• _STATED TASK_
Retype every line from the start of the data down to and including the line with "sunrise_hours = [13.15, 37.22, 61.15]". Skip the pictures.

• _DATA SHOWN_
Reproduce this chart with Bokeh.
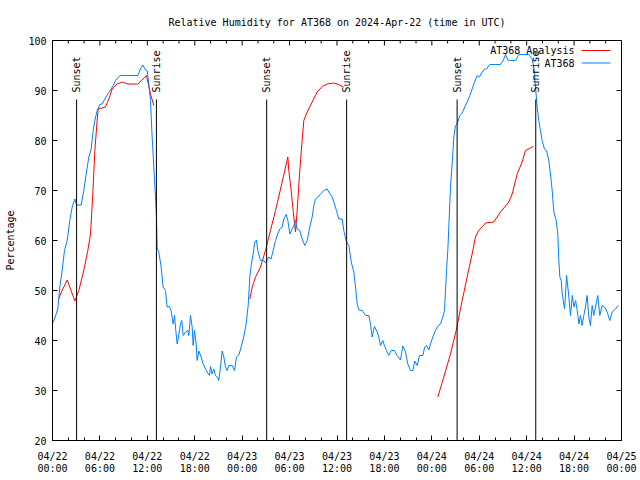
import math
from bokeh.plotting import figure
from bokeh.models import FixedTicker, Range1d, Label, Arrow
from bokeh.core.properties import value
from bokeh.embed import file_html
from bokeh.resources import INLINE

NaN = float("nan")

title_text = "Relative Humidity for AT368 on 2024-Apr-22 (time in UTC)"
y_label = "Percentage"

# hours since 2024-04-22 00:00 UTC
x_tick_hours = [0, 6, 12, 18, 24, 30, 36, 42, 48, 54, 60, 66, 72]
x_tick_labels = ["04/22\n00:00", "04/22\n06:00", "04/22\n12:00", "04/22\n18:00",
                 "04/23\n00:00", "04/23\n06:00", "04/23\n12:00", "04/23\n18:00",
                 "04/24\n00:00", "04/24\n06:00", "04/24\n12:00", "04/24\n18:00",
                 "04/25\n00:00"]
x_minor_hours = [h for h in range(0, 73, 2) if h % 6 != 0]
y_ticks = [20, 30, 40, 50, 60, 70, 80, 90, 100]

sunset_hours = [3.05, 27.1, 51.2]
sunrise_hours = [13.15, 37.22, 61.15]

# AT368 observations
obs_h = [0.1, 0.67, 0.93, 1.22, 1.52, 1.86, 2.19, 2.49, 2.83, 3.04, 3.63, 3.96, 4.26, 4.6, 4.89,
         5.15, 5.36, 5.65, 5.99, 6.28, 6.7, 7.0, 7.34, 7.68, 7.97, 8.52, 9.24, 10.08, 10.8, 11.13,
         11.43, 11.77, 11.98, 12.19, 12.4, 12.61, 12.82, 13.03, 13.16, 13.25, 13.45, 13.75, 14.0,
         14.3, 14.5, 14.8, 15.0, 15.27, 15.44, 15.6, 15.78, 15.94, 16.2, 16.36, 16.54, 16.83, 17.12,
         17.25, 17.46, 17.67, 17.8, 17.97, 18.18, 18.3, 18.52, 18.81, 19.07, 19.36, 19.65, 19.87,
         20.0, 20.2, 20.41, 20.63, 20.84, 21.04, 21.26, 21.47, 21.68, 21.89, 22.1, 22.31, 22.73,
         23.03, 23.28, 23.58, 23.87, 24.2, 24.5, 24.76, 24.97, 25.14, 25.39, 25.6, 25.81, 25.98,
         26.32, 26.74, 26.95, 27.37, 27.66, 27.92, 28.22, 28.5, 28.76, 29.06, 29.27, 29.57, 29.78,
         30.03, 30.33, 30.54, 30.75, 30.96, 31.29, 31.59, 31.93, 32.23, 32.56, 32.86, 33.07, 33.28,
         33.57, 33.91, 34.33, 34.76, 34.96, 35.39, 35.68, 35.93, 36.23, 36.66, 36.86, 37.2, 37.5,
         37.8, 38.13, 38.34, 38.56, 38.76, 39.19, 39.61, 40.03, 40.24, 40.45, 40.74, 41.09, 41.29,
         41.5, 41.8, 42.0, 42.26, 42.55, 42.86, 43.27, 43.61, 44.03, 44.33, 44.67, 44.96, 45.3,
         45.6, 45.85, 46.15, 46.44, 46.86, 47.1, 47.32, 47.62, 47.83, 48.12, 48.46, 48.8, 49.1,
         49.39, 49.6, 49.73, 49.86, 50.02, 50.15, 50.36, 50.57, 50.78, 50.99, 51.2, 51.54, 51.84,
         52.17, 52.47, 52.81, 53.1, 53.4, 53.74, 54.03, 54.37, 54.66, 54.92, 55.33, 56.05, 56.69,
         57.03, 57.32, 57.61, 57.95, 58.59, 59.01, 59.64, 60.27, 60.7, 60.9, 61.12, 61.33, 61.53,
         61.75, 61.96, 62.25, 62.51, 62.8, 63.01, 63.23, 63.44, 63.74, 63.94, 64.07, 64.2, 64.37,
         64.5, 64.63, 64.79, 64.92, 65.05, 65.17, 65.34, 65.55, 65.77, 65.98, 66.19, 66.4, 66.61,
         66.81, 67.02, 67.23, 67.44, 67.65, 67.86, 68.07, 68.29, 68.49, 68.71, 69.0, 69.25, 69.55,
         69.85, 70.19, 70.52, 70.82, 71.24, 71.58]
obs_rh = [43.6, 46.3, 50.7, 54, 58, 60, 64, 66.7, 68.3, 67.1, 67.1, 70, 73.3, 76.7, 78.3,
          82, 84, 86, 87.2, 87.3, 88.5, 89.3, 90.1, 91, 92, 93, 93, 93, 93, 94.3,
          95.1, 94.1, 94, 91.3, 88, 80.7, 74.7, 68.7, 64.7, 58.5, 57.7, 54.7, 50.7,
          50, 46.7, 46.8, 46, 43.3, 45, 42, 39.3, 40.7, 43.3, 44, 41, 41.7, 42,
          41, 45, 42.7, 39, 42, 39.3, 36, 37.9, 36.7, 35.3, 34.3, 33.5, 33,
          34.8, 33.3, 34.3, 33, 32.7, 32, 34.7, 37.9, 36.7, 34.7, 34, 35, 35,
          34, 36.7, 37.1, 38.7, 40.7, 43.3, 47, 52.7, 55, 57.3, 59.7, 60.1, 58,
          56, 56, 55.5, 56.7, 56.3, 58, 60, 61.3, 62.3, 62.7, 64.3, 65.2, 64,
          61.3, 62.3, 63, 64, 62.3, 62, 60.3, 59, 60, 62.7, 64.7, 67, 68.3,
          68.7, 69.3, 70, 70.3, 69.7, 68.7, 67.3, 66, 64.3, 64.3, 62, 59.7, 59,
          55.7, 53.7, 50.7, 47.3, 46.1, 46, 45, 45, 43.3, 40.7, 42.8, 41.7, 40.7,
          39, 40, 39, 38, 37, 38, 38, 37, 36.1, 38.9, 37.7, 35.3, 34,
          34, 35.9, 35, 37, 37, 38.7, 39, 38.1, 39.3, 40.7, 42, 43, 43.3,
          44.7, 46, 50, 54, 58, 62.7, 70.7, 75.3, 80.7, 83, 83.3, 85, 85.5,
          86.7, 87.7, 89, 90.3, 91.7, 93, 92.7, 93.7, 94.3, 94.3, 95.2, 95.2, 95.2,
          96, 97.2, 96.1, 96, 96, 97.2, 97.2, 97.2, 96.3, 94.7, 90.7, 86.7, 84,
          82, 80, 78.3, 78, 76, 73.3, 70, 65.7, 64, 61.3, 56, 52.7, 52,
          49.3, 48, 46.3, 49.3, 53, 51.3, 48.7, 45, 49, 46.7, 48, 46, 43.3,
          45, 43, 45, 46.7, 49, 44.7, 43, 47, 45, 46.7, 49, 45, 47,
          46.7, 45.7, 44, 45.7, 46.3, 47]

# AT368 Analysis (NaN = gap)
ana_h = [0.8, 1.01, 1.86, 2.83, 3.33, 3.96, 4.47, 4.81, 5.1, 5.36, 5.65, 5.78, 6.7, 7.13, 7.55,
         8.18, 8.82, 9.53, 10.8, 11.89, 12.4, 12.82, NaN,
         24.97, 25.27, 25.69, 26.32, 26.95, 27.58, 28.22, 28.77, 29.78, 29.9, 30.2, 30.45, 30.75,
         30.96, 31.29, 31.59, 31.8, 32.23, 32.86, 33.49, 34.13, 34.76, 35.52, 36.23, 36.78, NaN,
         48.76, 49.51, 50.36, 51.12, 51.84, 52.47, 53.1, 53.52, 53.94, 54.79, 55.84, 56.69,
         57.74, 58.17, 58.8, 59.43, 59.85, 60.82]
ana_rh = [48.3, 49.3, 52.1, 47.9, 50, 54, 58, 61.3, 69.3, 78, 84, 86.3, 86.7, 88.3, 90.3,
          91.3, 91.7, 91.3, 91.3, 93, 89.3, 87, NaN,
          48.3, 50.7, 52.7, 54.7, 58, 62, 66, 69.7, 76.7, 74, 70, 66, 61.7,
          66, 74, 80, 84, 85.7, 87.7, 89.7, 90.8, 91.3, 91.5, 91.2, 90.7, NaN,
          28.7, 32.7, 37.3, 42.3, 48, 52.7, 57.3, 60.7, 62, 63.5, 63.7, 65.7,
          67.7, 69.3, 73.3, 75.7, 78, 78.8]

FONT = "DejaVu Sans Mono"
FS = "10px"
RED = "#ff0000"
BLUE = "#0080ff"

X0, X1, Y0, Y1 = 0, 72, 20, 100
FRAME_W, FRAME_H = 569, 400
px_x = (X1 - X0) / FRAME_W   # hours per pixel
px_y = (Y1 - Y0) / FRAME_H   # percent per pixel

p = figure(width=640, height=480, output_backend="svg", toolbar_location=None,
           x_range=Range1d(X0, X1), y_range=Range1d(Y0, Y1),
           min_border_left=52, min_border_right=19, min_border_top=40, min_border_bottom=40,
           title=title_text)
p.title.text_font = FONT
p.title.text_font_size = FS
p.title.text_font_style = "normal"
p.title.text_color = "black"
p.title.align = "center"
p.title.standoff = 25
p.xgrid.visible = False
p.ygrid.visible = False
p.outline_line_color = "black"
p.outline_line_width = 1
p.outline_line_alpha = 1
p.background_fill_color = "white"
p.border_fill_color = "white"

xa = p.xaxis[0]
xa.ticker = FixedTicker(ticks=x_tick_hours, minor_ticks=x_minor_hours)
xa.major_label_overrides = {h: lab for h, lab in zip(x_tick_hours, x_tick_labels)}
xa.axis_line_color = "black"
xa.major_tick_line_color = "black"
xa.minor_tick_line_color = "black"
xa.major_tick_in = 5
xa.major_tick_out = 0
xa.minor_tick_in = 3
xa.minor_tick_out = 0
xa.major_label_text_font = FONT
xa.major_label_text_font_size = FS
xa.major_label_text_color = "black"
xa.major_label_text_line_height = 1.1
xa.major_label_standoff = 10

ya = p.yaxis[0]
ya.ticker = FixedTicker(ticks=y_ticks, minor_ticks=[])
ya.axis_line_color = "black"
ya.major_tick_line_color = "black"
ya.major_tick_in = 5
ya.major_tick_out = 0
ya.minor_tick_in = 0
ya.minor_tick_out = 0
ya.major_label_text_font = FONT
ya.major_label_text_font_size = FS
ya.major_label_text_color = "black"
ya.major_label_standoff = 6
ya.axis_label = y_label
ya.axis_label_text_font = FONT
ya.axis_label_text_font_size = FS
ya.axis_label_text_font_style = "normal"
ya.axis_label_text_color = "black"
ya.axis_label_standoff = 9

# gnuplot-style mirrored inward ticks on top (time) and right (percent)
maj_len, min_len = 5, 3
n_maj, n_min = len(x_tick_hours), len(x_minor_hours)
p.segment(x0=x_tick_hours, y0=[Y1] * n_maj, x1=x_tick_hours, y1=[Y1 - maj_len * px_y] * n_maj,
          line_color="black", line_width=1)
p.segment(x0=x_minor_hours, y0=[Y1] * n_min, x1=x_minor_hours, y1=[Y1 - min_len * px_y] * n_min,
          line_color="black", line_width=1)
p.segment(x0=[X1] * len(y_ticks), y0=y_ticks, x1=[X1 - maj_len * px_x] * len(y_ticks), y1=y_ticks,
          line_color="black", line_width=1)

p.line(ana_h, ana_rh, line_color=RED, line_width=1)
p.line(obs_h, obs_rh, line_color=BLUE, line_width=1)

sun_x = sunset_hours + sunrise_hours
sun_txt = ["Sunset"] * len(sunset_hours) + ["Sunrise"] * len(sunrise_hours)
line_top = 88.2
p.segment(x0=sun_x, y0=[Y0] * len(sun_x), x1=sun_x, y1=[line_top] * len(sun_x),
          line_color="black", line_width=1)
p.text(x=sun_x, y=[line_top + 1.4] * len(sun_x), text=sun_txt, angle=math.pi / 2,
       text_align="left", text_baseline="middle", x_offset=0,
       text_font=value(FONT), text_font_size=FS, text_color="black")

# legend (gnuplot style: text then line sample)
for row_y, lab, col in [(98.0, "AT368 Analysis", RED), (95.5, "AT368", BLUE)]:
    p.add_layout(Label(x=66.05, y=row_y, text=lab, text_align="right", text_baseline="middle",
                       text_font=FONT, text_font_size=FS, text_color="black"))
    p.add_layout(Arrow(end=None, x_start=66.95, y_start=row_y, x_end=70.6, y_end=row_y,
                       line_color=col, line_width=1))

open("out.html", "w").write(file_html(p, INLINE))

• _WRITTEN REPLY_
Reproduce this chart with Bokeh.
import math
from bokeh.plotting import figure
from bokeh.models import FixedTicker, Range1d, Label, Arrow
from bokeh.core.properties import value
from bokeh.embed import file_html
from bokeh.resources import INLINE

NaN = float("nan")

title_text = "Relative Humidity for AT368 on 2024-Apr-22 (time in UTC)"
y_label = "Percentage"

# hours since 2024-04-22 00:00 UTC
x_tick_hours = [0, 6, 12, 18, 24, 30, 36, 42, 48, 54, 60, 66, 72]
x_tick_labels = ["04/22\n00:00", "04/22\n06:00", "04/22\n12:00", "04/22\n18:00",
                 "04/23\n00:00", "04/23\n06:00", "04/23\n12:00", "04/23\n18:00",
                 "04/24\n00:00", "04/24\n06:00", "04/24\n12:00", "04/24\n18:00",
                 "04/25\n00:00"]
x_minor_hours = [h for h in range(0, 73, 2) if h % 6 != 0]
y_ticks = [20, 30, 40, 50, 60, 70, 80, 90, 100]

sunset_hours = [3.05, 27.1, 51.2]
sunrise_hours = [13.15, 37.22, 61.15]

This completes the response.